Coleman told The New York Times at the time that ‘‘I want to escape that legacy of Arnold Jackson. I’m someone more. It would be nice if the world thought of me as something more.’’
But legal disputes dogged him repeatedly. In 1989, when Coleman was 21, his mother filed a court request trying to gain control of her son’s $6 million fortune, saying he was incapable of handling his affairs. He said the move ‘‘obviously stems from her frustration at not being able to control my life.’’
In a 1993 television interview, he said he had twice tried to kill himself by overdosing on pills.
He moved to Utah in fall 2005, and according to a tally in early 2010, officers were called to assist or intervene with Coleman more than 20 times in the following years.
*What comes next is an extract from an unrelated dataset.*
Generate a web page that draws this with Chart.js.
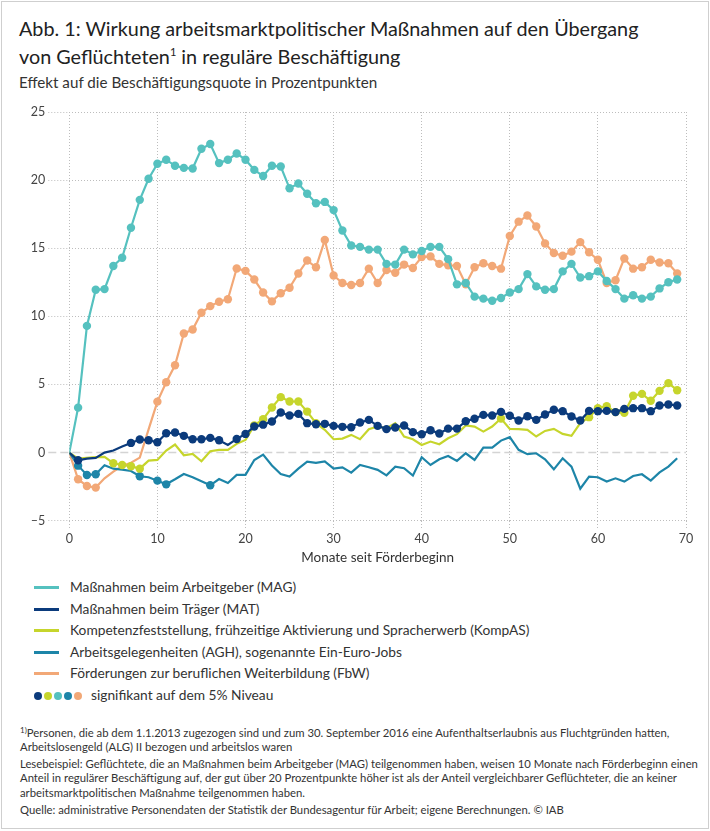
<!DOCTYPE html>
<html lang="de">
<head>
<meta charset="utf-8">
<script src="https://cdn.jsdelivr.net/npm/chart.js@4.4.1/dist/chart.umd.min.js"></script>
<style>
  body { margin: 0; width: 710px; height: 831px; background: #fff; font-family: Lato, sans-serif; color: #333; position: relative; overflow: hidden; }
  .frame { position: absolute; left: 1px; top: 1px; width: 708px; height: 828px; border: 1px solid #cfcfcf; box-sizing: border-box; }
  .title { position: absolute; left: 19px; top: 14px; font-size: 19.8px; line-height: 28px; color: #222; white-space: nowrap; }
  .title sup { font-size: 11px; vertical-align: 8px; line-height: 0; }
  .subtitle { position: absolute; left: 19px; top: 73px; font-size: 15.2px; line-height: 18px; color: #333; white-space: nowrap; }
  #chartBox { position: absolute; left: 0; top: 100px; width: 710px; height: 470px; }
  .legend-row { position: absolute; left: 34px; height: 20px; line-height: 20px; font-size: 13.75px; color: #333; white-space: nowrap; }
  .legend-row .sw { display: inline-block; width: 25px; height: 3px; vertical-align: middle; margin-right: 11px; margin-top: -2px; }
  .legend-row .dot { display: inline-block; width: 8px; height: 8px; border-radius: 50%; margin-right: 2px; vertical-align: middle; margin-top: -2px; }
  .notes { position: absolute; left: 20px; top: 726px; font-size: 11.3px; line-height: 14.2px; color: #333; white-space: nowrap; }
  .notes p { margin: 0 0 2.8px 0; }
  .notes sup { font-size: 8px; vertical-align: 4px; line-height: 0; }
</style>
</head>
<body>
<div class="frame"></div>
<div class="title">Abb. 1: Wirkung arbeitsmarktpolitischer Maßnahmen auf den Übergang<br>von Geflüchteten<sup>1</sup> in reguläre Beschäftigung</div>
<div class="subtitle">Effekt auf die Beschäftigungsquote in Prozentpunkten</div>
<div id="chartBox"><canvas id="chart"></canvas></div>
<div id="legend"></div>
<div class="notes">
  <p><sup>1)</sup>Personen, die ab dem 1.1.2013 zugezogen sind und zum 30. September 2016 eine Aufenthaltserlaubnis aus Fluchtgründen hatten,<br>Arbeitslosengeld (ALG) II bezogen und arbeitslos waren</p>
  <p>Lesebeispiel: Geflüchtete, die an Maßnahmen beim Arbeitgeber (MAG) teilgenommen haben, weisen 10 Monate nach Förderbeginn einen<br>Anteil in regulärer Beschäftigung auf, der gut über 20 Prozentpunkte höher ist als der Anteil vergleichbarer Geflüchteter, die an keiner<br>arbeitsmarktpolitischen Maßnahme teilgenommen haben.</p>
  <p style="margin-top:1.5px">Quelle: administrative Personendaten der Statistik der Bundesagentur für Arbeit; eigene Berechnungen. © IAB</p>
</div>

<script>
// Monate seit Förderbeginn (0..69)
const months = Array.from({ length: 70 }, (_, i) => i);

// Effekte in Prozentpunkten
const magValues = [0, 3.3, 9.3, 11.95, 12.0, 13.7, 14.3, 16.5, 18.55, 20.1,
  21.2, 21.5, 21.05, 20.9, 20.85, 22.3, 22.65, 21.25, 21.5, 21.95,
  21.5, 20.75, 20.3, 21.05, 21.0, 19.4, 19.75, 19.0, 18.3, 18.4,
  17.8, 16.3, 15.2, 15.1, 14.9, 14.9, 13.85, 13.8, 14.9, 14.55,
  14.8, 15.1, 15.1, 14.2, 12.35, 12.45, 11.45, 11.3, 11.15, 11.35,
  11.75, 12.0, 13.1, 12.2, 11.95, 12.0, 13.3, 13.85, 12.85, 12.95,
  13.3, 12.6, 12.0, 11.3, 11.55, 11.3, 11.45, 12.05, 12.5, 12.7];

const matValues = [0, -0.56, -0.44, -0.39, 0.0, 0.15, 0.44, 0.71, 0.96, 0.91,
  0.76, 1.42, 1.47, 1.23, 0.98, 0.98, 1.08, 0.91, 0.56, 1.0,
  1.37, 1.91, 2.05, 2.28, 2.94, 2.72, 2.84, 2.16, 2.08, 2.11,
  1.96, 1.89, 1.86, 2.21, 2.4, 1.96, 1.72, 1.84, 1.99, 1.5,
  1.35, 1.64, 1.4, 1.76, 1.76, 2.3, 2.48, 2.77, 2.72, 2.99,
  2.7, 2.35, 2.67, 2.4, 2.79, 3.14, 3.04, 2.65, 2.35, 3.06,
  3.04, 3.06, 2.97, 3.21, 3.26, 3.26, 3.04, 3.46, 3.53, 3.46];

const kompasValues = [0, -0.44, -0.39, -0.34, -0.32, -0.78, -0.91, -1.0, -1.18, -0.59,
  -0.54, 0.15, 0.59, -0.2, -0.1, -0.64, 0.1, 0.2, 0.2, 0.64,
  0.93, 2.0, 2.45, 3.31, 4.07, 3.75, 3.75, 3.01, 2.16, 1.67,
  0.98, 1.03, 1.3, 0.98, 1.72, 1.91, 1.79, 2.16, 1.18, 0.98,
  0.56, 0.81, 0.61, 1.05, 1.35, 1.99, 1.91, 1.54, 1.91, 2.5,
  1.74, 1.72, 1.67, 1.18, 1.59, 1.74, 1.37, 1.23, 2.16, 2.6,
  3.26, 3.41, 2.97, 2.92, 4.17, 4.31, 3.8, 4.53, 5.1, 4.58];

const aghValues = [0, -0.96, -1.64, -1.59, -0.93, -1.18, -1.25, -1.35, -1.74, -1.81,
  -2.06, -2.33, -1.96, -1.57, -1.81, -2.11, -2.4, -1.94, -2.23, -1.64,
  -1.64, -0.54, -0.15, -0.95, -1.57, -1.76, -1.18, -0.66, -0.76, -0.64,
  -1.18, -1.08, -1.47, -0.91, -1.08, -1.27, -1.67, -1.03, -1.15, -1.69,
  -0.34, -0.91, -0.49, -0.25, -0.61, -0.05, -0.54, 0.37, 0.37, 0.88,
  1.13, 0.2, -0.12, -0.05, -0.49, -1.23, -0.42, -1.03, -2.65, -1.76,
  -1.81, -2.13, -1.89, -2.13, -1.72, -1.59, -2.06, -1.45, -1.03, -0.42];

const fbwValues = [0, -1.96, -2.45, -2.57, -1.89, -1.4, -0.98, -0.74, -0.37, 1.7,
  3.74, 5.16, 6.41, 8.74, 9.03, 10.26, 10.75, 11.07, 11.26, 13.51,
  13.34, 12.7, 11.75, 11.1, 11.7, 12.1, 13.15, 14.1, 13.6, 15.6,
  13.0, 12.45, 12.3, 12.45, 13.5, 12.45, 13.4, 13.2, 13.8, 13.55,
  14.35, 14.4, 13.85, 13.75, 13.7, 12.35, 13.6, 13.9, 13.7, 13.5,
  15.9, 16.95, 17.4, 16.6, 15.35, 14.65, 14.45, 14.75, 15.45, 14.7,
  14.15, 12.45, 12.65, 14.25, 13.5, 13.6, 14.15, 13.95, 13.9, 13.15];

// signifikant auf dem 5% Niveau (1 = Punkt wird gezeichnet)
const magSig = [0].concat(Array(69).fill(1));
const matSig = [0, 1, 0, 0, 0, 0, 0, 1, 1, 1, 1, 1, 1, 1, 1, 1, 1, 1, 0].concat(Array(51).fill(1));
const kompasSig = [0, 0, 0, 0, 0, 1, 1, 1, 1, 0,
  0, 0, 0, 0, 0, 0, 0, 0, 0, 0,
  0, 1, 1, 1, 1, 1, 1, 1, 1, 0,
  0, 0, 0, 0, 0, 0, 0, 0, 0, 0,
  0, 0, 0, 0, 0, 0, 0, 0, 0, 1,
  0, 0, 0, 0, 0, 0, 0, 0, 0, 1,
  1, 1, 1, 1, 1, 1, 1, 1, 1, 1];
const aghSig = [0, 1, 1, 1, 0, 0, 0, 0, 1, 0, 1, 1, 0, 0, 0, 0, 1].concat(Array(53).fill(0));
const fbwSig = [0, 1, 1, 1, 0, 0, 0, 0, 0, 0].concat(Array(60).fill(1));

const seriesNames = [
  'Maßnahmen beim Arbeitgeber (MAG)',
  'Maßnahmen beim Träger (MAT)',
  'Kompetenzfeststellung, frühzeitige Aktivierung und Spracherwerb (KompAS)',
  'Arbeitsgelegenheiten (AGH), sogenannte Ein-Euro-Jobs',
  'Förderungen zur beruflichen Weiterbildung (FbW)'
];
const seriesColors = ['#55c1bf', '#0b3b7c', '#c6d52c', '#1d85a8', '#f2a877'];
const seriesValues = [magValues, matValues, kompasValues, aghValues, fbwValues];
const seriesSig = [magSig, matSig, kompasSig, aghSig, fbwSig];

const yTicks = [-5, 0, 5, 10, 15, 20, 25];
const xTicks = [0, 10, 20, 30, 40, 50, 60, 70];

// Legende als HTML
const legend = document.getElementById('legend');
seriesNames.forEach((name, i) => {
  const row = document.createElement('div');
  row.className = 'legend-row';
  row.style.top = (577 + i * 21.6) + 'px';
  row.innerHTML = `<span class="sw" style="background:${seriesColors[i]}"></span>${name}`;
  legend.appendChild(row);
});
const sigRow = document.createElement('div');
sigRow.className = 'legend-row';
sigRow.style.top = (577 + 5 * 21.6) + 'px';
const dotOrder = [1, 2, 0, 3, 4];
sigRow.innerHTML = dotOrder.map(i => `<span class="dot" style="background:${seriesColors[i]}"></span>`).join('') +
  '<span style="margin-left:7px">signifikant auf dem 5% Niveau</span>';
legend.appendChild(sigRow);

// gestrichelte Nulllinie
const zeroLine = {
  id: 'zeroLine',
  beforeDatasetsDraw(chart) {
    const { ctx, chartArea, scales } = chart;
    const y = scales.y.getPixelForValue(0);
    ctx.save();
    ctx.strokeStyle = '#d4d4d4';
    ctx.lineWidth = 1.5;
    ctx.setLineDash([8, 4]);
    ctx.beginPath();
    ctx.moveTo(chartArea.left - 21, y);
    ctx.lineTo(chartArea.right, y);
    ctx.stroke();
    ctx.restore();
  }
};

Chart.defaults.font.family = 'Lato, sans-serif';
Chart.defaults.color = '#444';

new Chart(document.getElementById('chart'), {
  type: 'line',
  data: {
    labels: months,
    datasets: seriesValues.map((vals, i) => ({
      label: seriesNames[i],
      data: vals,
      borderColor: seriesColors[i],
      backgroundColor: seriesColors[i],
      borderWidth: 2.2,
      tension: 0,
      pointRadius: seriesSig[i].map(s => s ? 4.2 : 0),
      pointHoverRadius: 0,
      pointBorderWidth: 0,
      pointBackgroundColor: seriesColors[i]
    }))
  },
  options: {
    responsive: true,
    maintainAspectRatio: false,
    animation: false,
    events: [],
    layout: { padding: { top: 12, right: 24, bottom: 0, left: 0 } },
    plugins: { legend: { display: false }, tooltip: { enabled: false } },
    scales: {
      x: {
        type: 'linear',
        min: 0,
        max: 70,
        afterBuildTicks: axis => { axis.ticks = xTicks.map(v => ({ value: v })); },
        afterFit: axis => { axis.height = 49.3; },
        grid: { color: '#bdbdbd', lineWidth: 1, tickLength: 9, tickBorderDash: [1, 2] },
        border: { display: false, dash: [1, 2] },
        ticks: { font: { size: 12.5 }, padding: 2, maxRotation: 0 },
        title: { display: true, text: 'Monate seit Förderbeginn', font: { size: 13.5 }, color: '#333', padding: { top: 0, bottom: 4 } }
      },
      y: {
        min: -5,
        max: 25,
        afterBuildTicks: axis => { axis.ticks = yTicks.map(v => ({ value: v })); },
        afterFit: axis => { axis.width = 69.3; },
        grid: {
          color: c => (c.tick && c.tick.value === 0) ? 'rgba(0,0,0,0)' : '#bdbdbd',
          lineWidth: 1, tickLength: 21, tickBorderDash: [1, 2]
        },
        border: { display: false, dash: [1, 2] },
        ticks: { font: { size: 12.5 }, padding: 3, callback: v => String(v).replace('-', '–') }
      }
    }
  },
  plugins: [zeroLine]
});
</script>
</body>
</html>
They included a call where Coleman said he had taken dozens of Oxycontin pills and ‘‘wanted to die.’’ Some of the disputes involved his wife, Shannon Price, whom he met on the set of the 2006 comedy ‘‘Church Ball’’ and married in 2007.
In September 2008, a dustup with a fan at a Utah bowling alley led Coleman to plead no contest to disorderly conduct. The fan also sued him, claiming the actor punched him and ran into him with his truck.
Coleman was born Feb. 8, 1968, in Zion, Ill., near Chicago. His mother told Ebony his kidney disease was diagnosed when he was 2. He underwent his first transplant at age 5.
He attracted attention when he took part in some local fashion shows and people suggested he should get work performing in commercials, which he then did, she said.